He was sitting there alone on a what looked like a really warm blanket. He was beautiful. The night was beautiful. I looked up at the few stars in the sky, it was also beautiful. Even if I had cancer and knew I was dying, life was still beautiful, and I wouldn't trade mine for any other. I smiled and felt nostalgic being in the park again. Under my arm was a warm blanket I've had since I was little; it was like my safety-blanket.
As I was walking up to Dylan, he turned and caught my glance. I was planning on scaring him but he just had to have good ears. He sat facing the ocean. There were small rocks that he picked up and threw into the crashing waves. The moon was full tonight, it was beautiful. The ocean was another beautiful thing. If you thought about it, there were plenty of beautiful things in this world, but most of us would choose to focus on the terrible things. For example, my cancer and the pain it was causing me was terrible, and I could choose to focus on it or I could choose to focus on Dylan, the moon, waves, sky, trees, everything around that was beautiful. It was always a choice.
I sat down beside him and closed my eyes, absorbing everything around me. There was something amazing about using every sense to completely experience the world around you.
I listened to the sound of waves and distant city noises.
I felt the wind on my face, softly caressing my pale skin. I wasn't super pale before though, that was something that came with being sick. The wind was cool but my sweater was enough to keep me warm.
It smelled a bit like trees and wind. I inhaled through my nose and caught a recognizable scent of books and light cologne. Dylan usually smelt of books and light cologne, he read quite often, and his room was filled with books. I could never finish the books I started but I still loved reading. Being somewhere other than reality was always pleasant.
There was nothing to physically taste in that moment. But in my mouth I tasted love, the love that crept up from my soul. It was strong and bittersweet. It was for him, but it was also for life. I learned how to love life for what it was.
I finally opened my eyes and saw that Dylan was staring at me. It wasn't a creepy stare, it wasn't a stare that really meant anything either. It was just a plain, but somewhat thoughtful stare.
"What?" I quietly asked as I stared back at him, with a very small smile etched onto my face. "Nothing." He replied, and then looked back at the ocean. "No tell me." I insisted.
"Looking at you is like looking at art. You have a certain mystery behind your facial expressions, and you're intriguingly beautiful." I looked up at the stars and smiled. Dylan was pretty good with words. Like me, he'd used a lot of metaphors. "Well, thanks." I didn't know how else to respond, it took me by surprise.
"Art, to me, is anything that shows beauty." He said as he looked at the moon, at this point we were both lying down under the stars. "You couldn't be more right." I replied in the silence of the night.
He nodded his head and let out a quiet breath.
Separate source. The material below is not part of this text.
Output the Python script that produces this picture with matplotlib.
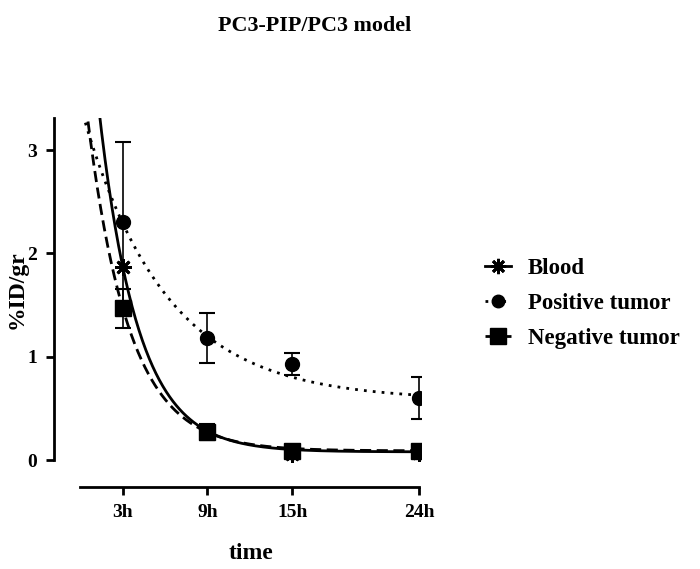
import numpy as np
import matplotlib.pyplot as plt
from matplotlib.lines import Line2D

plt.rcParams['font.family'] = ['Liberation Serif', 'DejaVu Serif']
plt.rcParams['font.weight'] = 'bold'

# data
time_h = [3, 9, 15, 24]
tick_labels = ['3h', '9h', '15h', '24h']

blood = [1.87, 0.28, 0.06, 0.07]
blood_err = [0.0, 0.0, 0.02, 0.0]

positive = [2.30, 1.18, 0.93, 0.60]
positive_err = [0.78, 0.24, 0.11, 0.20]

negative = [1.47, 0.27, 0.09, 0.09]
negative_err = [0.19, 0.08, 0.02, 0.02]

# one phase decay fits: plateau, span, k
blood_fit = (0.08, 1.79 * np.exp(0.365 * 3), 0.365)
positive_fit = (0.58, 2.85, 0.17)
negative_fit = (0.09, 1.38 * np.exp(0.34 * 3), 0.34)

DOTTED = (0, (1, 2.2))
DASHED = (0, (4, 2))


def decay(t, p):
    plateau, span, k = p
    return plateau + span * np.exp(-k * t)


fig = plt.figure(figsize=(7, 5.69), dpi=100)
ax = fig.add_axes([0.0771, 0.1441, 0.524, 0.6485])

YTOP = 3.31
t = np.linspace(0, 24, 400)
for p, ls in [(blood_fit, '-'), (positive_fit, DOTTED), (negative_fit, DASHED)]:
    ax.plot(t, decay(t, p), color='black', lw=2, ls=ls, zorder=2)

ax.errorbar(time_h, positive, yerr=positive_err, fmt='o', color='black', ms=10,
            capsize=6, elinewidth=1.2, capthick=1.5, zorder=3)
ax.errorbar(time_h, negative, yerr=negative_err, fmt='s', color='black', ms=12,
            capsize=6, elinewidth=1.2, capthick=1.5, zorder=3)
ax.errorbar(time_h, blood, yerr=blood_err, fmt='none', color='black',
            capsize=0, elinewidth=1.2, zorder=3)
ax.plot(time_h, blood, ls='none', marker=(8, 2, 0), color='black', ms=12,
        mew=2, zorder=4)

ax.set_xlim(-1.87, 24.1)
ax.set_ylim(-0.26, YTOP)
ax.set_xticks(time_h)
ax.set_xticklabels(tick_labels)
ax.set_yticks([0, 1, 2, 3])

for s in ['top', 'right']:
    ax.spines[s].set_visible(False)
ax.spines['left'].set_bounds(0, YTOP)
ax.spines['bottom'].set_bounds(0, 24)
ax.spines['left'].set_linewidth(2)
ax.spines['bottom'].set_linewidth(2)
ax.tick_params(width=2, length=6, labelsize=14, pad=6)

ax.set_xlabel('time', fontsize=17, fontweight='bold')
ax.set_ylabel('%ID/gr', fontsize=17, fontweight='bold')
ax.xaxis.set_label_coords(0.537, -0.152)
ax.yaxis.set_label_coords(-0.071, 0.534)

fig.text(0.449, 0.955, 'PC3-PIP/PC3 model', ha='center', va='center',
         fontsize=15.8, fontweight='bold')

handles = [
    Line2D([], [], color='black', lw=2, ls='-', marker=(8, 2, 0), ms=11, mew=2),
    Line2D([], [], color='black', lw=2, ls=DOTTED, marker='o', ms=9),
    Line2D([], [], color='black', lw=2, ls=DASHED, marker='s', ms=11),
]
fig.legend(handles, ['Blood', 'Positive tumor', 'Negative tumor'],
           loc='center left', bbox_to_anchor=(0.664, 0.467), frameon=False,
           fontsize=16.5, handlelength=1.1, labelspacing=0.6, handletextpad=0.75)

fig.savefig('out.png', dpi=100)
The sky was full of stars. The only constellation I saw and recognized was the Big Dipper. The rest of the sky looked like specks of white paint splattered onto a black canvas. The night was colder now, so I cuddled under my safety-blanket.
Crickets began to make their noises. The different sounds together sang a song you could hear if you really listened. The waves, the wind, the rustle of trees, the crickets, the city noises, and the quiet breathing of two adolescents put together made a song I enjoyed hearing.
"Alice?" I heard him whisper. "Yeah Dyl?"
He didn't speak for a few moments.
"Do you ever wish you could freeze time?" He finally said. His hands were rested on his stomach as he lay on his back, looking at the stars. "Yes I wish that a lot." I answered, analyzing the sky. I did wish that a lot, I would freeze time to be with Dylan for as long as I wanted.
"I don't want you to die. I wish I could freeze time so you could live forever." I finally turned my head to look at him. "I wish I could too." I whispered and he looked at me too. "I don't know what I'm going to do when you're gone," he sighed. I glanced from one eye to another thinking about how to respond. It made me sad but I knew I had to be strong. "You're going to live," I smiled, looking back up. I didn't mean literally, because of course he was going to be alive. I meant that I didn't want my death to stop him from living like he would have if I was there, that he should live life knowing I found peace.
"I can't live without you." He admitted. I sighed, trying to remain strong and happy but I really felt sad. "Yes, you can. You will live without me Dylan. It'll be painful at first but if the roles were switched, I'd realize that up there," I extended my full arm and pointed to the sky, "you wouldn't be in pain anymore. Wouldn't that make it easier to live?" I brought my arm back to my stomach.
He whispered, "You're right, it would."
We got closer under the beautiful stars, it was nothing romantic. I rested my head on his chest and heard the steady thump of his heart that eventually put me to sleep.